Begin Source excerpt
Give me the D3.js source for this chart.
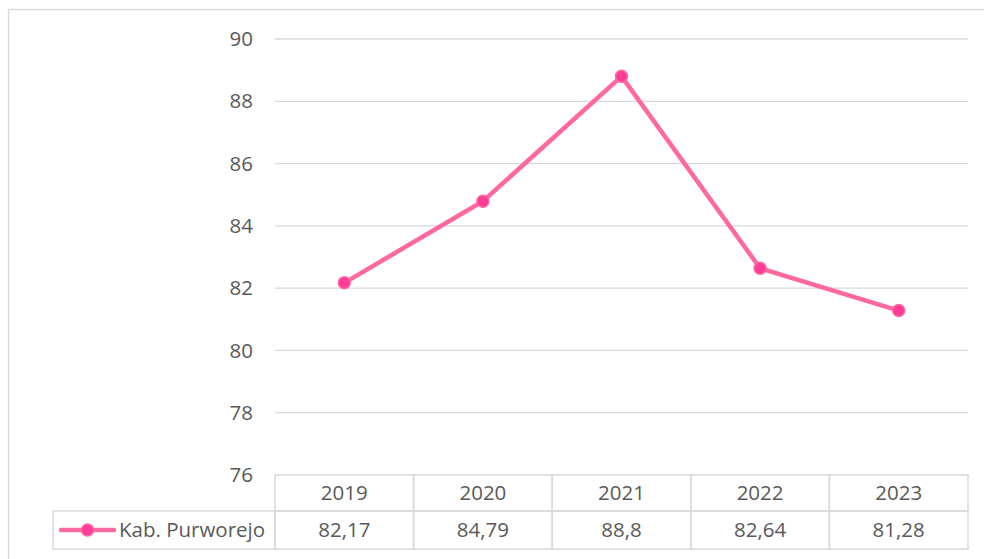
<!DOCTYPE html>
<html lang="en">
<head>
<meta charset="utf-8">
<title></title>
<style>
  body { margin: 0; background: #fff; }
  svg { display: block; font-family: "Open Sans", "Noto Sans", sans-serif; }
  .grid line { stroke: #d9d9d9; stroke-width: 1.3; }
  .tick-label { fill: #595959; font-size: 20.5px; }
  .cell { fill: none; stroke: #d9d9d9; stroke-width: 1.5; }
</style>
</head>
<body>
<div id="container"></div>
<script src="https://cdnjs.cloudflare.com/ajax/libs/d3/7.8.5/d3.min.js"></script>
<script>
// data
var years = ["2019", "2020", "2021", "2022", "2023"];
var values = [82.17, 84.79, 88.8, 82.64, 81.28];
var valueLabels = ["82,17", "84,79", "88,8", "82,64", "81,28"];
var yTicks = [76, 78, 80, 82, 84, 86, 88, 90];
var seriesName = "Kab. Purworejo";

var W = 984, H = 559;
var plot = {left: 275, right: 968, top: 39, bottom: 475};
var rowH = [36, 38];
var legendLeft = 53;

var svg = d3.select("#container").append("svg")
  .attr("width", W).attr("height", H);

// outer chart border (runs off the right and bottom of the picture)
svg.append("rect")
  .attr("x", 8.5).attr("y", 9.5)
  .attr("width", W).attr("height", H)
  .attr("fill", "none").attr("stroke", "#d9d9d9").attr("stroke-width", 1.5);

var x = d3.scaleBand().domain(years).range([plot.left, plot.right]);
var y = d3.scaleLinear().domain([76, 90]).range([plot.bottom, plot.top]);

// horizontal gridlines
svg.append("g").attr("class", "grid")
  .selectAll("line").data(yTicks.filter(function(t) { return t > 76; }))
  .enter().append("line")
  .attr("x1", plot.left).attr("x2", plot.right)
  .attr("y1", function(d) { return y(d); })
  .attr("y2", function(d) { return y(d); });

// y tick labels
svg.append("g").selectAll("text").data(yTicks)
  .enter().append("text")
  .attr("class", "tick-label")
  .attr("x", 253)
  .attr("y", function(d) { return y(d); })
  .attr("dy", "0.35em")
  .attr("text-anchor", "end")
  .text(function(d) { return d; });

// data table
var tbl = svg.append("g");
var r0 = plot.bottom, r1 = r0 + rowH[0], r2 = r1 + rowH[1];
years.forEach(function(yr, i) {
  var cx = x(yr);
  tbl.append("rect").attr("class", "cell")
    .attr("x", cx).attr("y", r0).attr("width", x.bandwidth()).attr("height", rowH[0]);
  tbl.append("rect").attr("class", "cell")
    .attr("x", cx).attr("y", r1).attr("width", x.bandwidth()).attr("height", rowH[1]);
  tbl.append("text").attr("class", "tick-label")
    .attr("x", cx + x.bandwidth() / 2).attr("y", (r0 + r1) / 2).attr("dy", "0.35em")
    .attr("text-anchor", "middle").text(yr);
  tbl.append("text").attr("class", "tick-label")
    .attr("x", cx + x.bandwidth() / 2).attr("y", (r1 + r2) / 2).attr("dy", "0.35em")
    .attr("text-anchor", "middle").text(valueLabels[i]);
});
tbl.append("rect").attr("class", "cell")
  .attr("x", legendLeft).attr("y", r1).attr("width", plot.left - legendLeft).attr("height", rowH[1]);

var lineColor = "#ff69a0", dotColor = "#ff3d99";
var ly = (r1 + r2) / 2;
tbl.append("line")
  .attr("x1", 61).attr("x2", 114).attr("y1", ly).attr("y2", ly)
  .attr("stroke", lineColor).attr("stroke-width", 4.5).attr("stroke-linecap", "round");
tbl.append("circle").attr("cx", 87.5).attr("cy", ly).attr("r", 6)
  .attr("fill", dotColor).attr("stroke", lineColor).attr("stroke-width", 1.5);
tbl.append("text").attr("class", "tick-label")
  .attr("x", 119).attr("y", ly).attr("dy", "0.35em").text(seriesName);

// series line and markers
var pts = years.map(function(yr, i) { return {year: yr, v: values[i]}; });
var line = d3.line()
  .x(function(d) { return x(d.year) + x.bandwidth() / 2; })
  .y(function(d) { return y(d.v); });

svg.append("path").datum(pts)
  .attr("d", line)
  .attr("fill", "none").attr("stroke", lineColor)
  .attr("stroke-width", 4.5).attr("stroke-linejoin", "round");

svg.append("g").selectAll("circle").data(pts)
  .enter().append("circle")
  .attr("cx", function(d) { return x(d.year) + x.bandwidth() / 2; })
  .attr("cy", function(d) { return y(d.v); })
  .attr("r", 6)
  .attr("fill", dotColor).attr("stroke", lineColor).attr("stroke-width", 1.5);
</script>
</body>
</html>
End Source excerpt
- Exercise prompt
Answer with one number: how many lines in the listing hold "chart".

- Exercise answer
2